Concepts this layered and complex are not easy to pull off; they require a lot of technical ability and songwriting chops. The main reason this album work at all and isn't a garbled confused mess is the excellence of the band's members. The cracking rhythm section (composed of Lal on bass and Pratik Kulgod on drums) have an iron grip on the music, building and releasing tension with aplomb. Vikalp Sharma and Shivam Pant on guitars provide texture, space and crunch at the correct points on the album, giving the songs a lot of personality and a lot of space. Also to be noted is their backing vocals that give so much texture and body to Piyush Kapoor’s strong, arresting lead voice. The band is good enough that they can have fun with their compositions, fusing positive, uplifting parts with negative, brooding, almost evil passages that make your hairs stand on end. While this dichotomy is what makes 'Itni Jurrat?’ as good as it is, it is also the album's biggest crutch.

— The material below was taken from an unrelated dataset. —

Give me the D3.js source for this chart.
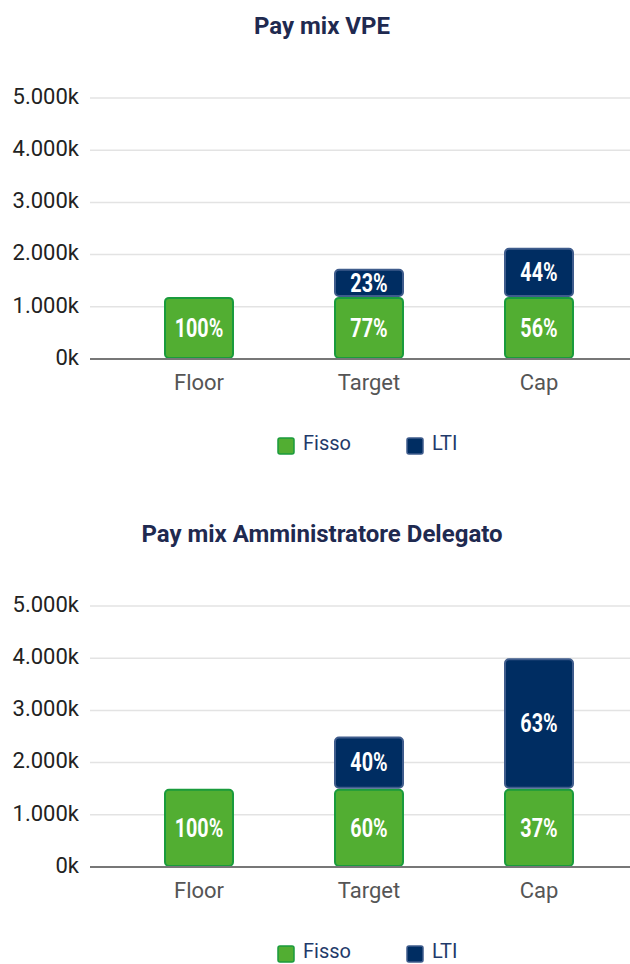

It is possible for many listeners to be fully involved in the album and its willingness to accept and play with darkness, but it is equally possible that they will be alienated by it. Nowhere on the album is this more apparent than the brooding, disturbing, noisy ‘Ailaan’; a dissonant, scary descent into darkness that is sure to make many listeners take off their headphones at some point during its desolate 9-minute runtime. While songs like 'Mahaul’ that fuse old-school pop-Bollywood arranged marriages with dark, imposing lyrics about loss and confusion get the balance just right to attract both superficial and deeper listeners, there are points where it might get too much for some. But boy, is it fun.
Daira's last studio effort 'Vipreet Buddhi' introduced these five unsuspecting musicians' hidden behind the paints leaving further curiosity about where does the band, as an ideology, belongs. The latest album, 'Itni Jurrat', successfully manages to look beyond these 'faces' and truly reveals their identities, in more ways than one.
'Itni Jurrat' releases on 28 September.